Tobi Walther, Ph.D., received his PhD in biology from the European Molecular Biology Laboratory and Ludwig-Maximilians University in Munich, and trained as a postdoc in the Department of Biochemistry and Biophysics at UCSF. He became a Group Leader at the Max Planck Institute of Biochemistry in Martinsried, Germany. In 2010, he relocated his lab and became Associate Professor of Cell Biology at the Yale School of Medicine. In 2014, Dr. Walther joined the Harvard Chan School of Public Health’s Department of Genetics and Complex Diseases, and studies the mechanisms of lipid and membrane homeostasis in cells and organisms with his scientific partner, Bob Farese Jr.

The Farese & Walther laboratory determines the mechanisms how cells regulate the abundance of lipids, how they store lipids to buffer fluctuation in their availability and how these processes function in membrane biology and cell physiology.

Maofu Liao

Maofu Liao
Associate Professor of Cell Biology

Maofu Liao, Ph.D., is an Associate Professor of Cell Biology at Harvard Medical School. He received his Ph.D. from Albert Einstein College of Medicine in 2006, performed postdoctoral research at University of California, San Francisco, and joined the faculty in the Department of Cell Biology of Harvard Medical School in 2014. 

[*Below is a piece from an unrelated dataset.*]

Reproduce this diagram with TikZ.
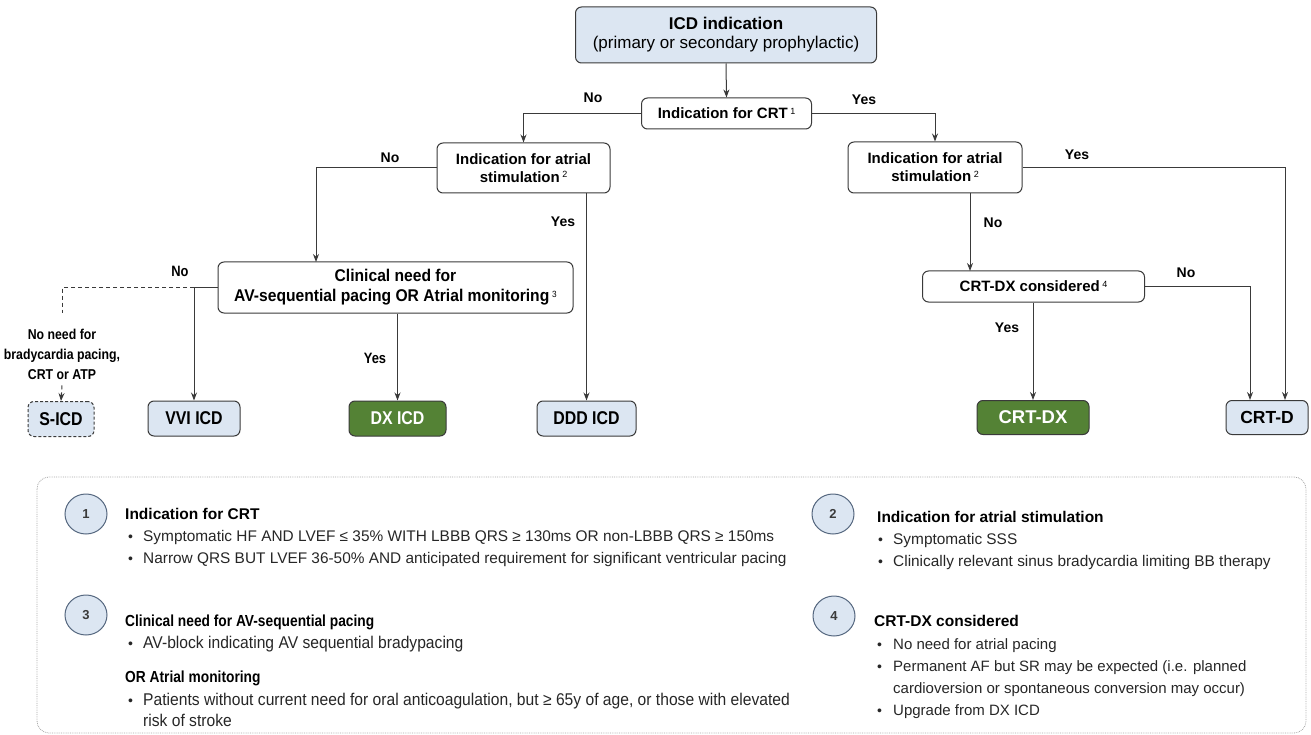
\documentclass[tikz,border=0pt]{standalone}
\usepackage{fontspec}
\setmainfont{Liberation Sans}
\newfontfamily\narrowfont[FakeStretch=0.86]{Liberation Sans}
\newfontfamily\semifont[FakeStretch=0.92]{Liberation Sans}
\usetikzlibrary{arrows.meta,shapes.geometric,calc}
\definecolor{lb}{HTML}{DCE6F2}
\definecolor{bd}{HTML}{3A3A3A}
\definecolor{gr}{HTML}{548235}
\definecolor{cb}{HTML}{55677F}
\newcommand\fsz[2]{\fontsize{#1}{#2}\selectfont}
\newcommand\sups[1]{\,{\fsz{9}{9}\mdseries\raisebox{4.5pt}{#1}}}
\tikzset{
  box/.style={draw=bd, line width=1pt, rounded corners=6pt, fill=white, align=center, inner sep=0pt, font=\fsz{15}{18}\bfseries},
  bluebox/.style={box, fill=lb},
  greenbox/.style={box, fill=gr, text=white},
  arr/.style={draw=bd, line width=1pt, -{Stealth[length=8pt,width=6pt]}},
  ln/.style={draw=bd, line width=1pt},
  dln/.style={draw=bd, line width=1pt, dash pattern=on 4pt off 3pt},
  lbl/.style={font=\fsz{14}{16}\bfseries, inner sep=0pt},
  nlbl/.style={font=\narrowfont\fsz{15}{16}\bfseries, inner sep=0pt},
  num/.style={ellipse, draw=cb, line width=1pt, fill=lb, minimum width=42, minimum height=40, inner sep=0pt, font=\fsz{13}{14}\bfseries, text=bd},
  hd/.style={anchor=base west, inner sep=0pt, font=\fsz{15.5}{17}\bfseries},
  tx/.style={anchor=base west, inner sep=0pt, font=\fsz{15.4}{17}, text=black!85},
  nhd/.style={anchor=base west, inner sep=0pt, font=\narrowfont\fsz{16}{17}\bfseries},
  ntx/.style={anchor=base west, inner sep=0pt, font=\semifont\fsz{17}{17}, text=black!85},
  bul/.style={anchor=base west, inner sep=0pt, font=\fsz{14}{17}, text=black!85},
  endbox/.style={minimum width=#1, minimum height=35, font=\narrowfont\fsz{18.5}{20}\bfseries},
}
\begin{document}
\begin{tikzpicture}[x=1pt,y=-1pt]
\useasboundingbox (0,0) rectangle (1311,735);

% --- main flow boxes
\node[bluebox, minimum width=301, minimum height=56] (icd) at (726,35)
  {{\fsz{17}{19}\bfseries ICD indication}\\[1pt]{\fsz{17}{19}\mdseries (primary or secondary prophylactic)}};
\node[box, minimum width=170, minimum height=31] (crt) at (726.5,113.5) {Indication for CRT\sups{1}};
\node[box, minimum width=173, minimum height=50] (atrL) at (523.5,168) {Indication for atrial\\stimulation\sups{2}};
\node[box, minimum width=174, minimum height=51] (atrR) at (935,167.5) {Indication for atrial\\stimulation\sups{2}};
\node[box, minimum width=355, minimum height=51, font=\semifont\fsz{17}{20}\bfseries] (clin) at (395.5,287.5)
  {Clinical need for\\AV-sequential pacing OR Atrial monitoring\sups{3}};
\node[box, minimum width=222, minimum height=31] (cons) at (1033.5,286.5) {CRT-DX considered\sups{4}};

\node[bluebox, dash pattern=on 3pt off 2pt, endbox=66] (sicd) at (61,419) {S-ICD};
\node[bluebox, endbox=92] (vvi) at (194,418.5) {VVI ICD};
\node[greenbox, endbox=97] (dx) at (397.5,418.5) {DX ICD};
\node[bluebox, endbox=99] (ddd) at (586.5,418.5) {DDD ICD};
\node[greenbox, minimum width=112, minimum height=34, font=\fsz{18.5}{20}\bfseries] (crtdx) at (1033,417.5) {CRT-DX};
\node[bluebox, minimum width=82, minimum height=34, font=\fsz{17.5}{20}\bfseries] (crtd) at (1267,417.5) {CRT-D};

\node[nlbl, align=center, font=\narrowfont\fsz{14.3}{20}\bfseries] (noneed) at (62,354) {No need for\\bradycardia pacing,\\CRT or ATP};

% --- helper coordinates
\coordinate (clinIn) at (316,262);
\coordinate (consIn) at (970,271);
\coordinate (atrRout) at (970,193);
\coordinate (crtdY) at (1285,400);
\coordinate (crtdN) at (1250,400);
\coordinate (split) at (194,287.5);
\coordinate (dcorner) at (62,287.5);
\coordinate (dend) at (62,313);

% --- connectors
\draw[arr] (icd.south) -- (crt.north);
\draw[arr] (crt.west) -| (atrL.north);
\draw[arr] (crt.east) -| (atrR.north);
\draw[arr] (atrL.west) -| (clinIn);
\draw[arr] (atrL.south -| ddd.north) -- (ddd.north);
\draw[arr] (clin.west) -| (vvi.north);
\draw[dln] (split) -- (dcorner) -- (dend);
\draw[dln, -{Stealth[length=8pt,width=6pt]}] (noneed.south) ++(0,6) -- (sicd.north);
\draw[arr] (clin.south -| dx.north) -- (dx.north);
\draw[arr] (atrR.east) -| (crtdY);
\draw[arr] (atrRout) -- (consIn);
\draw[arr] (cons.east) -| (crtdN);
\draw[arr] (cons.south -| crtdx.north) -- (crtdx.north);

% --- branch labels
\node[lbl] (l1) at (593,98) {No};
\node[lbl] (l2) at (864,100) {Yes};
\node[lbl] (l3) at (390,158) {No};
\node[lbl] (l4) at (563,222) {Yes};
\node[nlbl] (l5) at (180,271) {No};
\node[nlbl] (l6) at (375,358) {Yes};
\node[lbl] (l7) at (1077,155) {Yes};
\node[lbl] (l8) at (993,223) {No};
\node[lbl] (l9) at (1186,273) {No};
\node[lbl] (l10) at (1007,328) {Yes};

% --- legend
\draw[gray!70, line width=0.8pt, densely dotted, rounded corners=12pt] (37,477) rectangle (1306,733);

\node[num] (n1) at (86,514) {1};
\node[num] (n2) at (833,514) {2};
\node[num] (n3) at (86,615) {3};
\node[num] (n4) at (834,616) {4};

\node[hd] at (125,519) {Indication for CRT};
\node[bul] at (128,541) {•};
\node[tx] at (143,541) {Symptomatic HF AND LVEF ≤ 35\% WITH LBBB QRS ≥ 130ms OR non-LBBB QRS ≥ 150ms};
\node[bul] at (128,563) {•};
\node[tx] at (143,563) {Narrow QRS BUT LVEF 36-50\% AND anticipated requirement for significant ventricular pacing};

\node[hd] at (877,522) {Indication for atrial stimulation};
\node[bul] at (878,544) {•};
\node[tx] at (893,544) {Symptomatic SSS};
\node[bul] at (878,566) {•};
\node[tx] at (893,566) {Clinically relevant sinus bradycardia limiting BB therapy};

\node[nhd] at (125,626) {Clinical need for AV-sequential pacing};
\node[bul] at (128,648) {•};
\node[ntx] at (143,648) {AV-block indicating AV sequential bradypacing};
\node[nhd] at (125,682) {OR Atrial monitoring};
\node[bul] at (128,705) {•};
\node[ntx] at (143,705) {Patients without current need for oral anticoagulation, but ≥ 65y of age, or those with elevated};
\node[ntx] at (143,726) {risk of stroke};

\node[hd] at (874,626) {CRT-DX considered};
\node[bul] at (877,649) {•};
\node[tx, font=\fsz{15}{17}] at (893,649) {No need for atrial pacing};
\node[bul] at (877,671) {•};
\node[tx, font=\fsz{15}{17}] at (893,671) {Permanent AF but SR may be expected (i.e. planned};
\node[tx, font=\fsz{15}{17}] at (893,693) {cardioversion or spontaneous conversion may occur)};
\node[bul] at (877,715) {•};
\node[tx, font=\fsz{15}{17}] at (893,715) {Upgrade from DX ICD};
\end{tikzpicture}
\end{document}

Research in the Liao Lab focuses on understanding the structure and function of membrane proteins and DNA/RNA-protein complexes. The major techniques include single-particle cryo-electron microscopy (cryo-EM) and a variety of biochemical assays. The Liao lab is particularly interested to reveal the mechanism of how proteins sense, move and convert specific lipid molecules. This is achieved by obtaining high-resolution structures of lipid-interacting proteins, and by studying the conformational dynamics of membrane proteins in lipid bilayer environment.

Sichen (Susan) Shao

Assistant Professor of Cell Biology

Sichen (Susan) Shao, Ph.D., joined Harvard Medical School in 2016. Susan received her Ph.D. in biological sciences from the NIH graduate partnerships program with Johns Hopkins University. She then performed postdoctoral work at the MRC Laboratory of Molecular Biology in Cambridge, UK.

The Shao Lab studies cellular mechanisms that surveil different steps of protein biosynthesis to regulate gene expression and maintain protein homeostasis. How quality control factors distinguish rare aberrant products from similar biosynthetic intermediates is a fundamental problem in biomedical science. The Shao Lab biochemically reconstitutes quality control pathways that act on ribosomes during protein synthesis and that sort membrane proteins to different organelles. Combining these experimental systems with mechanistic and structural approaches generates molecular-level insights into physiological processes essential for cell survival, proliferation, and differentiation.